Negli ultimi vent’anni, Andries Botha ha creato opere che analizzano e cercano di mettere in luce quelle società e quelle passioni che alla fine cedono alle impurità interne, alla propria intrinseca corrosione, o al tempo. Inoltre, in questa nuova opera Botha ribalta il senso dell’antica tradizione ceramica, che comporta la creazione o la fabbricazione, invece della distruzione. Prima con la costruzione di questo corpo ceramico e poi con la progettazione della sua autodistruzione, Andries Botha ci ricorda che l’idea di un potere invincibile o quella di una bellezza impeccabile sono auto-illusorie, perché tutte le cose alla fine cessano o si auto-distruggono, siano esse bellissime urne o imperi potenti, perché nulla dura più del tempo.
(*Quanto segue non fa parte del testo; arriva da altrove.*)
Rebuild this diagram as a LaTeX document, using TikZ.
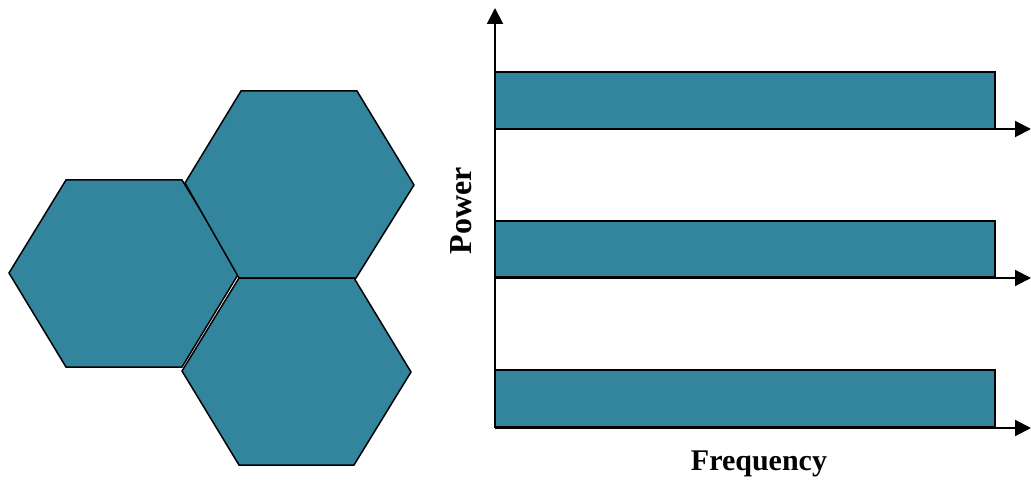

Questi quattro artisti non soltanto hanno affrontato, ognuno secondo il suo diverso stile, questioni centrali in ogni discorso riguardante la nostra contemporaneità, immettendovi concetti derivati dai loro luoghi di provenienza e dalle loro origini particolari, ma hanno anche saputo dare forma ai propri concetti misurandosi con il mezzo della ceramica e col meccanismo della collaborazione con i maestri ceramisti di Albisola. Ognuno di loro ha in tutta evidenza vissuto un’esperienza gratificante lavorando con gli studi di Albisola, ed è auspicabile che il loro contributo possa aver arricchito il progetto basato sulle collaborazioni tra artisti contemporanei e ceramisti liguri. Nel corso dei due decenni in cui lavorò su e giù per la Liguria, Wifredo Lam è stato soprattutto un artista nero solitario, amato perché era uno tra i maestri ceramisti di Albisola. Con la loro presenza alla Biennale di Ceramica nell’Arte Contemporanea, El Anatsui, Nicole Awai, Bili Bidjocka e Andries Botha estendono il lascito di Lam, poiché iscrivono ulteriormente l’Africa e la sua diaspora nella storia della tradizione ceramica della Liguria.
Testo pubblicato nel catalogo della II Biennale di Ceramica nell'Arte Contemporanea, Attese, Albisola (Italia), 2003.